__WRITTEN PROBLEM__:
Write the data below out exactly as it stands. Do not include the pictures.

__MATERIAL PROVIDED__:
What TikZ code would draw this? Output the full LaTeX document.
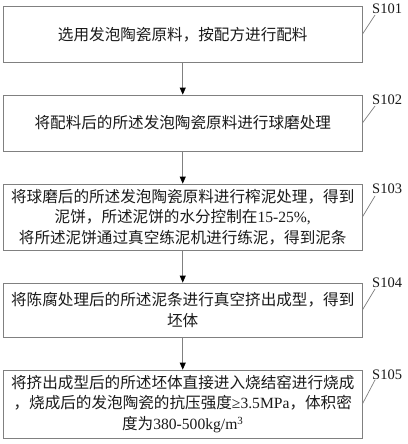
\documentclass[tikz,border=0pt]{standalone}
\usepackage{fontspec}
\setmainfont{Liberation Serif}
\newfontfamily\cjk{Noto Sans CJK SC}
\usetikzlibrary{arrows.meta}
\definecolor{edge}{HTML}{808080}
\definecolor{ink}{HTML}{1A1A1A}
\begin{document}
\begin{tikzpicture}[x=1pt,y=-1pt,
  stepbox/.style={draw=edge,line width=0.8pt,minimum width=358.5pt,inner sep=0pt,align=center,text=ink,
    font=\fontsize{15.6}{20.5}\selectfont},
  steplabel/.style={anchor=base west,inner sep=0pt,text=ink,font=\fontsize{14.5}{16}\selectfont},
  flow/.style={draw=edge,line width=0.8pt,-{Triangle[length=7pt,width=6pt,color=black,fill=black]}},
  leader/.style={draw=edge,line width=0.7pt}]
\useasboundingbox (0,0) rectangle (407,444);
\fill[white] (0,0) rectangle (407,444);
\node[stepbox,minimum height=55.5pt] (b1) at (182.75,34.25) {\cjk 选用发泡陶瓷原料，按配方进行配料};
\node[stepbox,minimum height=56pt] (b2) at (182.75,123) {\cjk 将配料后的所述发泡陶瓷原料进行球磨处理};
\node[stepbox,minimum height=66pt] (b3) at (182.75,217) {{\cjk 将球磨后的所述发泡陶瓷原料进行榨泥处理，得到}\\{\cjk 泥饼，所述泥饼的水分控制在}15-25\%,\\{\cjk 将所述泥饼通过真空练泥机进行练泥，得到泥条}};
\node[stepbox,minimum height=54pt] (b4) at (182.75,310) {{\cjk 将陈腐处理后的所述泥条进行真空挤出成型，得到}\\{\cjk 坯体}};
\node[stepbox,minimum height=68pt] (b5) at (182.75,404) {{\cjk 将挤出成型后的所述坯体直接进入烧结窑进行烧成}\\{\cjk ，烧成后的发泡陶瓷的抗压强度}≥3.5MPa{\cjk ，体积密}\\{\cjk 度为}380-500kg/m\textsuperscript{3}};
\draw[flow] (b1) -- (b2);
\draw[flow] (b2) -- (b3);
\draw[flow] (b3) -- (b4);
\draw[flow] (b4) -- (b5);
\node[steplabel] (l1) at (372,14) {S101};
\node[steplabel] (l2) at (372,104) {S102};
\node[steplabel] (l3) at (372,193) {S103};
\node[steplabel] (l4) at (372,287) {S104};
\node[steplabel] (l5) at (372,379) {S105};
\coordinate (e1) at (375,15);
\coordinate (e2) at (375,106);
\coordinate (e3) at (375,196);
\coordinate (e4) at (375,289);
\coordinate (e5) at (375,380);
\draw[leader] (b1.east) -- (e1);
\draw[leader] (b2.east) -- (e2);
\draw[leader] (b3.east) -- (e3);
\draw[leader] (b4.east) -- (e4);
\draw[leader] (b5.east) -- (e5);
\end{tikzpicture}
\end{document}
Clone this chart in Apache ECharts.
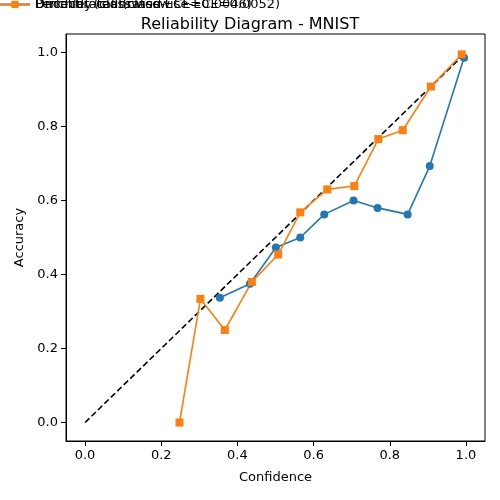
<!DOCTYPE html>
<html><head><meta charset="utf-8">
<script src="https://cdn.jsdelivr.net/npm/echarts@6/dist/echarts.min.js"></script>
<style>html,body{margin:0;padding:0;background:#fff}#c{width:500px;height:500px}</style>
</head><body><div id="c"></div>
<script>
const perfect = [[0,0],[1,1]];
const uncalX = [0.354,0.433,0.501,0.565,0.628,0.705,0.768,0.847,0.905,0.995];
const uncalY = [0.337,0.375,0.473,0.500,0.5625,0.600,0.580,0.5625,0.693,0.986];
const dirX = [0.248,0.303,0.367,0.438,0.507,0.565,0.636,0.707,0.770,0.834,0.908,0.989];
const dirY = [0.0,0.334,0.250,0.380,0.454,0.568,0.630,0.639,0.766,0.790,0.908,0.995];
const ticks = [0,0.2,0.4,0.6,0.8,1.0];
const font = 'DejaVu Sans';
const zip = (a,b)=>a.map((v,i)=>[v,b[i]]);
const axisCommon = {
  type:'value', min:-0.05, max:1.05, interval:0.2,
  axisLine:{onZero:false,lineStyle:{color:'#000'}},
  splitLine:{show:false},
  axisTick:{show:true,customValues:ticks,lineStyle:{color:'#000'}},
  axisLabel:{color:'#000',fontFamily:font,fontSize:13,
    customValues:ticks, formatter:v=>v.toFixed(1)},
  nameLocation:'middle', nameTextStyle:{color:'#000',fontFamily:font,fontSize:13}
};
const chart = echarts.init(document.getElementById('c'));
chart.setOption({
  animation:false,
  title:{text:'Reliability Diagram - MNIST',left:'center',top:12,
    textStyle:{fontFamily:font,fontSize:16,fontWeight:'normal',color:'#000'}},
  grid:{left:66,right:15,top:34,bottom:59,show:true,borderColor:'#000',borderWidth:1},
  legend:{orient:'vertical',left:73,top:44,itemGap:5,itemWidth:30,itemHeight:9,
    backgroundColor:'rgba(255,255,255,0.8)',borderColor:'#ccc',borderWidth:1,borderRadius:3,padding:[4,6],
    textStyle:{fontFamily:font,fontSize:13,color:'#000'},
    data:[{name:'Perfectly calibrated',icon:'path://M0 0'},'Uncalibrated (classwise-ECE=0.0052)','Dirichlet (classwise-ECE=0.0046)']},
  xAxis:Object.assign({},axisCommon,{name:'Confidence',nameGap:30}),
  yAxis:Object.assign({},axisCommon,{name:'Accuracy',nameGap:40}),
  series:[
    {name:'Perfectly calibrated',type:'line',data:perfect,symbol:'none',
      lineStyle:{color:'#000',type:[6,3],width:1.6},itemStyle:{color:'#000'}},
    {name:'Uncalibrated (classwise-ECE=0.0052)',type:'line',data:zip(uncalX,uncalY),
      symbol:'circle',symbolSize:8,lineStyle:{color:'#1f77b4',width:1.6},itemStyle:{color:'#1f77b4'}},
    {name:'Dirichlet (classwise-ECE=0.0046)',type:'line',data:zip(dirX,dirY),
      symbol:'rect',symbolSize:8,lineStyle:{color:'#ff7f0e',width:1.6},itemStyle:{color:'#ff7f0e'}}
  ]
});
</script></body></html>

__CORRECT OUTPUT__:
What TikZ code would draw this? Output the full LaTeX document.
\documentclass[tikz,border=0pt]{standalone}
\usepackage{fontspec}
\setmainfont{Liberation Serif}
\newfontfamily\cjk{Noto Sans CJK SC}
\usetikzlibrary{arrows.meta}
\definecolor{edge}{HTML}{808080}
\definecolor{ink}{HTML}{1A1A1A}
\begin{document}
\begin{tikzpicture}[x=1pt,y=-1pt,
  stepbox/.style={draw=edge,line width=0.8pt,minimum width=358.5pt,inner sep=0pt,align=center,text=ink,
    font=\fontsize{15.6}{20.5}\selectfont},
  steplabel/.style={anchor=base west,inner sep=0pt,text=ink,font=\fontsize{14.5}{16}\selectfont},
  flow/.style={draw=edge,line width=0.8pt,-{Triangle[length=7pt,width=6pt,color=black,fill=black]}},
  leader/.style={draw=edge,line width=0.7pt}]
\useasboundingbox (0,0) rectangle (407,444);
\fill[white] (0,0) rectangle (407,444);
\node[stepbox,minimum height=55.5pt] (b1) at (182.75,34.25) {\cjk 选用发泡陶瓷原料，按配方进行配料};
\node[stepbox,minimum height=56pt] (b2) at (182.75,123) {\cjk 将配料后的所述发泡陶瓷原料进行球磨处理};
\node[stepbox,minimum height=66pt] (b3) at (182.75,217) {{\cjk 将球磨后的所述发泡陶瓷原料进行榨泥处理，得到}\\{\cjk 泥饼，所述泥饼的水分控制在}15-25\%,\\{\cjk 将所述泥饼通过真空练泥机进行练泥，得到泥条}};
\node[stepbox,minimum height=54pt] (b4) at (182.75,310) {{\cjk 将陈腐处理后的所述泥条进行真空挤出成型，得到}\\{\cjk 坯体}};
\node[stepbox,minimum height=68pt] (b5) at (182.75,404) {{\cjk 将挤出成型后的所述坯体直接进入烧结窑进行烧成}\\{\cjk ，烧成后的发泡陶瓷的抗压强度}≥3.5MPa{\cjk ，体积密}\\{\cjk 度为}380-500kg/m\textsuperscript{3}};
\draw[flow] (b1) -- (b2);
\draw[flow] (b2) -- (b3);
\draw[flow] (b3) -- (b4);
\draw[flow] (b4) -- (b5);
\node[steplabel] (l1) at (372,14) {S101};
\node[steplabel] (l2) at (372,104) {S102};
\node[steplabel] (l3) at (372,193) {S103};
\node[steplabel] (l4) at (372,287) {S104};
\node[steplabel] (l5) at (372,379) {S105};
\coordinate (e1) at (375,15);
\coordinate (e2) at (375,106);
\coordinate (e3) at (375,196);
\coordinate (e4) at (375,289);
\coordinate (e5) at (375,380);
\draw[leader] (b1.east) -- (e1);
\draw[leader] (b2.east) -- (e2);
\draw[leader] (b3.east) -- (e3);
\draw[leader] (b4.east) -- (e4);
\draw[leader] (b5.east) -- (e5);
\end{tikzpicture}
\end{document}
Clone this chart in Apache ECharts.
<!DOCTYPE html>
<html><head><meta charset="utf-8">
<script src="https://cdn.jsdelivr.net/npm/echarts@6/dist/echarts.min.js"></script>
<style>html,body{margin:0;padding:0;background:#fff}#c{width:500px;height:500px}</style>
</head><body><div id="c"></div>
<script>
const perfect = [[0,0],[1,1]];
const uncalX = [0.354,0.433,0.501,0.565,0.628,0.705,0.768,0.847,0.905,0.995];
const uncalY = [0.337,0.375,0.473,0.500,0.5625,0.600,0.580,0.5625,0.693,0.986];
const dirX = [0.248,0.303,0.367,0.438,0.507,0.565,0.636,0.707,0.770,0.834,0.908,0.989];
const dirY = [0.0,0.334,0.250,0.380,0.454,0.568,0.630,0.639,0.766,0.790,0.908,0.995];
const ticks = [0,0.2,0.4,0.6,0.8,1.0];
const font = 'DejaVu Sans';
const zip = (a,b)=>a.map((v,i)=>[v,b[i]]);
const axisCommon = {
  type:'value', min:-0.05, max:1.05, interval:0.2,
  axisLine:{onZero:false,lineStyle:{color:'#000'}},
  splitLine:{show:false},
  axisTick:{show:true,customValues:ticks,lineStyle:{color:'#000'}},
  axisLabel:{color:'#000',fontFamily:font,fontSize:13,
    customValues:ticks, formatter:v=>v.toFixed(1)},
  nameLocation:'middle', nameTextStyle:{color:'#000',fontFamily:font,fontSize:13}
};
const chart = echarts.init(document.getElementById('c'));
chart.setOption({
  animation:false,
  title:{text:'Reliability Diagram - MNIST',left:'center',top:12,
    textStyle:{fontFamily:font,fontSize:16,fontWeight:'normal',color:'#000'}},
  grid:{left:66,right:15,top:34,bottom:59,show:true,borderColor:'#000',borderWidth:1},
  legend:{orient:'vertical',left:73,top:44,itemGap:5,itemWidth:30,itemHeight:9,
    backgroundColor:'rgba(255,255,255,0.8)',borderColor:'#ccc',borderWidth:1,borderRadius:3,padding:[4,6],
    textStyle:{fontFamily:font,fontSize:13,color:'#000'},
    data:[{name:'Perfectly calibrated',icon:'path://M0 0'},'Uncalibrated (classwise-ECE=0.0052)','Dirichlet (classwise-ECE=0.0046)']},
  xAxis:Object.assign({},axisCommon,{name:'Confidence',nameGap:30}),
  yAxis:Object.assign({},axisCommon,{name:'Accuracy',nameGap:40}),
  series:[
    {name:'Perfectly calibrated',type:'line',data:perfect,symbol:'none',
      lineStyle:{color:'#000',type:[6,3],width:1.6},itemStyle:{color:'#000'}},
    {name:'Uncalibrated (classwise-ECE=0.0052)',type:'line',data:zip(uncalX,uncalY),
      symbol:'circle',symbolSize:8,lineStyle:{color:'#1f77b4',width:1.6},itemStyle:{color:'#1f77b4'}},
    {name:'Dirichlet (classwise-ECE=0.0046)',type:'line',data:zip(dirX,dirY),
      symbol:'rect',symbolSize:8,lineStyle:{color:'#ff7f0e',width:1.6},itemStyle:{color:'#ff7f0e'}}
  ]
});
</script></body></html>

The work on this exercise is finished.